Reboot successful. You will keep silent. Thank you for installing the Paleolithic era.
“Ergh… grumda grubble frung. Vide aude vole tace.”
Blink Miriam H. Harrison
when the universe first
looked at me, I
couldn’t help
but stare
.
there was beauty, but
also
fear—the dark pull
of possibility, of
discovery
or death
.
even now I hold
its gaze, unsure
which of us
will blink first
The Ball of Hell Harrison Kim
A hard soul ball falling, inside tumble the thousands of sinners who died today, this grey ball drops like a bead freed from a necklace, tumbling down the neck of a Saint gone rogue, a shimmery round hollow sphere carried through the burning skin of Mephistopheles, through the weakening epidermal layers of his tortured frame, as an opening from the cursed red god of flame bursts from the fallen angel’s constantly resurrecting body…. What should we call the substance of this body…forever igniting, recreated over and over to burn again? The never-ending evil? Molten immortal flesh? The sun itself? No matter. All we know, the substance is timeless. Through today’s new hole its molten fire flows. Here crashes the soul ball, lodging deep inside, as far inside as possible, within the heat and power of the fallen, liquid devil. Inside the roiling core of that body, the ball expands, grows before the heat. Against its smooth glowing walls, the immortal souls of the thousands of sinners vaporize, their substance absorbed within the hard skin that bounds the inside of the ball. Then every single soul splits in atomic explosion, soul nuclei shot apart within the glow of hell, souls expanding and bursting, exploding forth from the curve of the sphere, their gaping mouths parting, then closing, thrown out and sucked back again and again by the devil possessed ball, making not a sound for sound is too slow, a scream will never be heard over Satan’s tortured roar, molten forever in burning. “When will the ball itself break apart to free these sinners?” one may ask. One may also ask the question, “When will these souls find mercy?” God only knows this answer, but perhaps when the sun itself flares out, that will be the end.

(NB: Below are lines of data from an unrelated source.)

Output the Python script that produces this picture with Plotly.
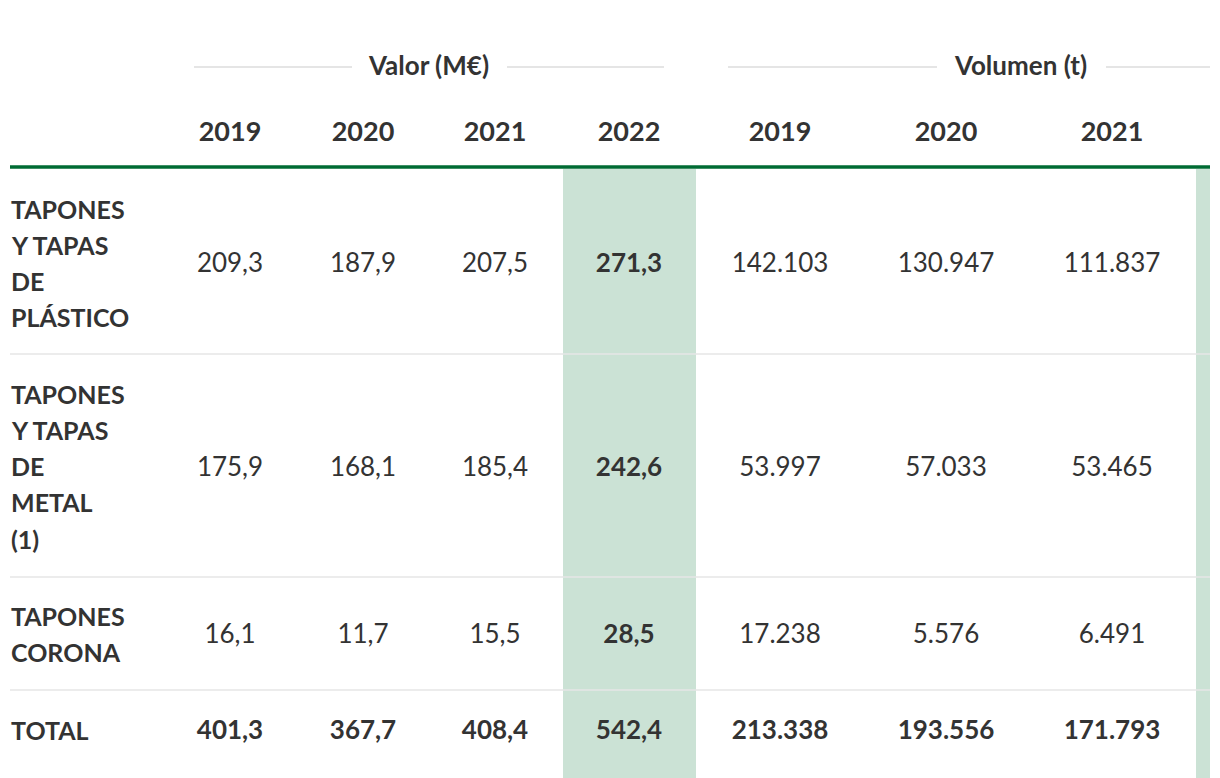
import plotly.graph_objects as go

# ---------------- data ----------------
group_headers = ["Valor (M€)", "Volumen (t)"]
years_valor = ["2019", "2020", "2021", "2022"]
years_volumen = ["2019", "2020", "2021"]
row_labels = [
    ["TAPONES", "Y TAPAS", "DE", "PLÁSTICO"],
    ["TAPONES", "Y TAPAS", "DE", "METAL", "(1)"],
    ["TAPONES", "CORONA"],
    ["TOTAL"],
]
valor = [
    ["209,3", "187,9", "207,5", "271,3"],
    ["175,9", "168,1", "185,4", "242,6"],
    ["16,1", "11,7", "15,5", "28,5"],
    ["401,3", "367,7", "408,4", "542,4"],
]
volumen = [
    ["142.103", "130.947", "111.837"],
    ["53.997", "57.033", "53.465"],
    ["17.238", "5.576", "6.491"],
    ["213.338", "193.556", "171.793"],
]

# ---------------- layout constants (pixel space of the page) ----------------
W, H = 1220, 778
OFF = 8  # default body margin of the html page
FONT = "Lato, 'PT Sans', 'Open Sans', sans-serif"
TXT = "#333333"
FS_LABEL = 25
FS_VAL = 26
FS_HEAD = 27
col_x = [230, 363, 495, 629, 780, 946, 1112]
col_half = 66
row_y = [265.5, 469.5, 636.5, 732.5]
row_line_top = [208.5, 393.5, 615.5, 730]
line_step = 36.3
sep_y = [354, 577, 690]
header_y = 134.5
group_y = 68
green_y = 167

fig = go.Figure()

shapes = []
hl_x0 = col_x[3] - col_half
shapes.append(dict(type="rect", xref="x", yref="y", x0=hl_x0, x1=hl_x0 + 133,
                   y0=169, y1=H + 5, fillcolor="#cbe2d5", line_width=0, layer="below"))
shapes.append(dict(type="rect", xref="x", yref="y", x0=1196, x1=1210,
                   y0=169, y1=H + 5, fillcolor="#cbe2d5", line_width=0, layer="below"))
shapes.append(dict(type="line", xref="x", yref="y", x0=10, x1=1210, y0=green_y, y1=green_y,
                   line=dict(color="#006b33", width=3.5)))
for sy in sep_y:
    shapes.append(dict(type="line", xref="x", yref="y", x0=10, x1=1210, y0=sy, y1=sy,
                       line=dict(color="#e6e6e6", width=1.5)))
for x0, x1 in [(194, 352), (507, 664), (728, 937), (1106, 1210)]:
    shapes.append(dict(type="line", xref="x", yref="y", x0=x0, x1=x1, y0=67, y1=67,
                       line=dict(color="#cccccc", width=1.2)))

# group header titles
fig.add_trace(go.Scatter(
    x=[429, 1021], y=[group_y, group_y], mode="text", text=group_headers,
    textfont=dict(family=FONT, size=FS_HEAD - 1, color=TXT, weight="bold"),
    textposition="middle center", hoverinfo="skip", showlegend=False))

# year headers
years_all = years_valor + years_volumen
fig.add_trace(go.Scatter(
    x=col_x[:len(years_all)], y=[header_y] * len(years_all), mode="text", text=years_all,
    textfont=dict(family=FONT, size=FS_HEAD, color=TXT, weight="bold"),
    textposition="middle center", hoverinfo="skip", showlegend=False))

# values
n_rows = len(valor)
for r in range(n_rows):
    cells = valor[r] + volumen[r]
    xs = col_x[:len(cells)]
    is_total = r == n_rows - 1
    bold_mask = [is_total or c == 3 for c in range(len(cells))]
    for bold in (False, True):
        sel = [i for i in range(len(cells)) if bold_mask[i] == bold]
        if not sel:
            continue
        fig.add_trace(go.Scatter(
            x=[xs[i] for i in sel], y=[row_y[r]] * len(sel), mode="text",
            text=[cells[i] for i in sel],
            textfont=dict(family=FONT, size=FS_VAL, color=TXT, weight="bold" if bold else "normal"),
            textposition="middle center", hoverinfo="skip", showlegend=False))

# row labels (left aligned, one annotation per line)
annotations = []
for r, lines in enumerate(row_labels):
    for k, ln in enumerate(lines):
        annotations.append(dict(
            x=9, y=row_line_top[r] + k * line_step, xref="x", yref="y", text=ln,
            showarrow=False, xanchor="left", yanchor="middle",
            font=dict(family=FONT, size=FS_LABEL, color=TXT, weight="bold")))

fig.update_layout(
    width=W - OFF, height=H - OFF,
    margin=dict(l=0, r=0, t=0, b=0),
    paper_bgcolor="white", plot_bgcolor="white",
    xaxis=dict(range=[OFF, W], visible=False, fixedrange=True),
    yaxis=dict(range=[H, OFF], visible=False, fixedrange=True),
    shapes=shapes, annotations=annotations,
)

fig.write_html("out.html")
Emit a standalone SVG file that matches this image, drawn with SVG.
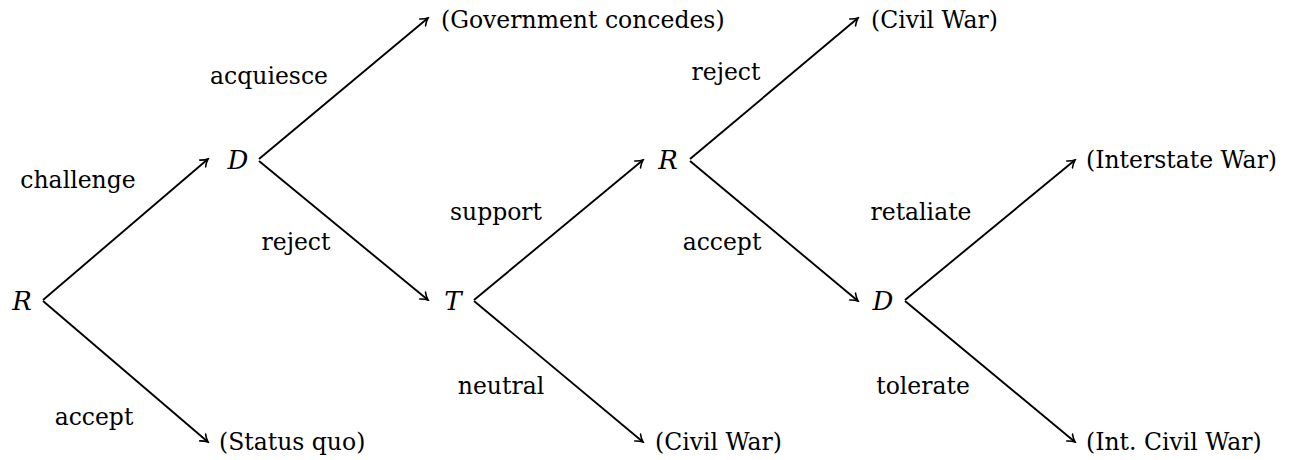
<svg xmlns="http://www.w3.org/2000/svg" width="1289" height="460" viewBox="0 0 1289 460">
<style>
text{font-family:"DejaVu Serif","Liberation Serif",serif;font-size:23.5px;fill:#000}
.n{font-style:italic;text-anchor:middle;font-size:26px}
.l{text-anchor:middle}
.e{stroke:#000;stroke-width:1.9;fill:none;marker-end:url(#a)}
</style>
<defs>
<marker id="a" viewBox="-8 -6 10 12" refX="0" refY="0" markerWidth="10" markerHeight="12" markerUnits="userSpaceOnUse" orient="auto">
<path d="M-7,-4.5 Q-3,-1 0,0 Q-3,1 -7,4.5" fill="none" stroke="#000" stroke-width="1.6" stroke-linecap="round"/>
</marker>
</defs>
<rect width="1289" height="460" fill="#fff"/>
<g id="connectors">
<line class="e" x1="43" y1="300" x2="208" y2="159"/>
<line class="e" x1="43" y1="301" x2="208" y2="442"/>
<line class="e" x1="259" y1="159" x2="428" y2="18"/>
<line class="e" x1="259" y1="161" x2="428" y2="300"/>
<line class="e" x1="474" y1="300" x2="643" y2="160"/>
<line class="e" x1="474" y1="301" x2="643" y2="442"/>
<line class="e" x1="690" y1="159" x2="858" y2="18"/>
<line class="e" x1="690" y1="161" x2="858" y2="301"/>
<line class="e" x1="905" y1="300" x2="1075" y2="160"/>
<line class="e" x1="905" y1="301" x2="1075" y2="442"/>
</g>
<g id="labels">
<text class="l" x="78" y="188">challenge</text>
<text class="l" x="94" y="425">accept</text>
<text class="l" x="269" y="84">acquiesce</text>
<text class="l" x="296" y="250">reject</text>
<text class="l" x="496" y="220">support</text>
<text class="l" x="501" y="394">neutral</text>
<text class="l" x="726" y="80">reject</text>
<text class="l" x="722" y="250">accept</text>
<text class="l" x="921" y="220">retaliate</text>
<text class="l" x="923" y="394">tolerate</text>
</g>
<g id="node-R1"><text class="n" x="22" y="310">R</text></g>
<g id="node-D1"><text class="n" x="238" y="169">D</text></g>
<g id="node-T"><text class="n" x="453" y="310">T</text></g>
<g id="node-R2"><text class="n" x="668" y="169">R</text></g>
<g id="node-D2"><text class="n" x="883" y="310">D</text></g>
<g id="out-gov"><text x="441" y="28">(Government concedes)</text></g>
<g id="out-sq"><text x="219" y="450">(Status quo)</text></g>
<g id="out-cw1"><text x="871" y="28">(Civil War)</text></g>
<g id="out-cw2"><text x="655" y="450">(Civil War)</text></g>
<g id="out-isw"><text x="1086" y="168">(Interstate War)</text></g>
<g id="out-icw"><text x="1086" y="450">(Int. Civil War)</text></g>
</svg>
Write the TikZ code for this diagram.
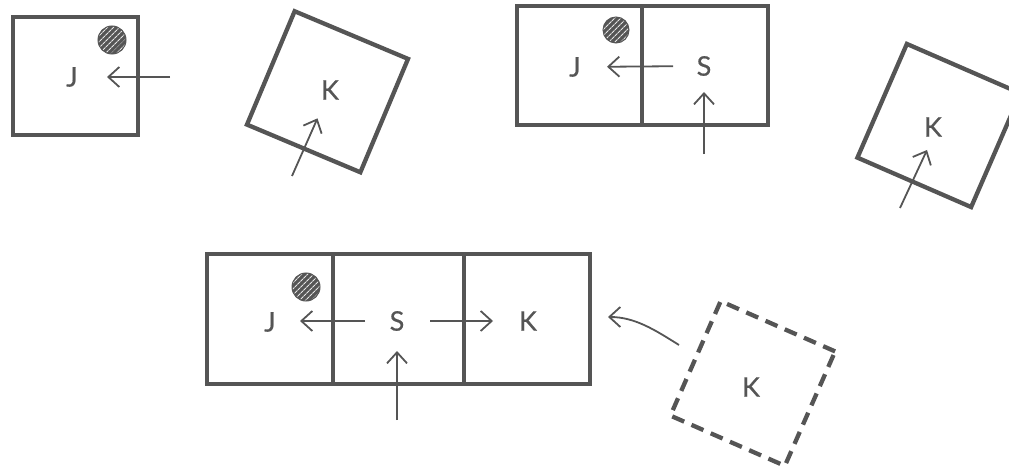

The Light of Conscience Louise Worthington
The beak of conscience nosed its way into Thomas’ consciousness and prized open an aperture in his obsidian soul. Alien, molten light poured into the dark hole. Parched of goodness, his dry mouth was prized open by the invisible force of morality, and amniotic light poured inside.
Everything was different. In the cinder rock around him, he read his heinous crimes, and while isolation had served him well, Thomas writhed and twisted in his cell because there was nothing and no one to distract him from his echoing thoughts.
His regret for murdering his wife and unborn child came like the sun on snow. More crystallised light illuminated their ghosts, watching him from within his solitary cell. Unable to withstand the scorching light and accusatory gazes a moment longer, Thomas gouged out his eyeballs and, holding them in a fist, imagined the darkness growing around them like a face, letting him rest.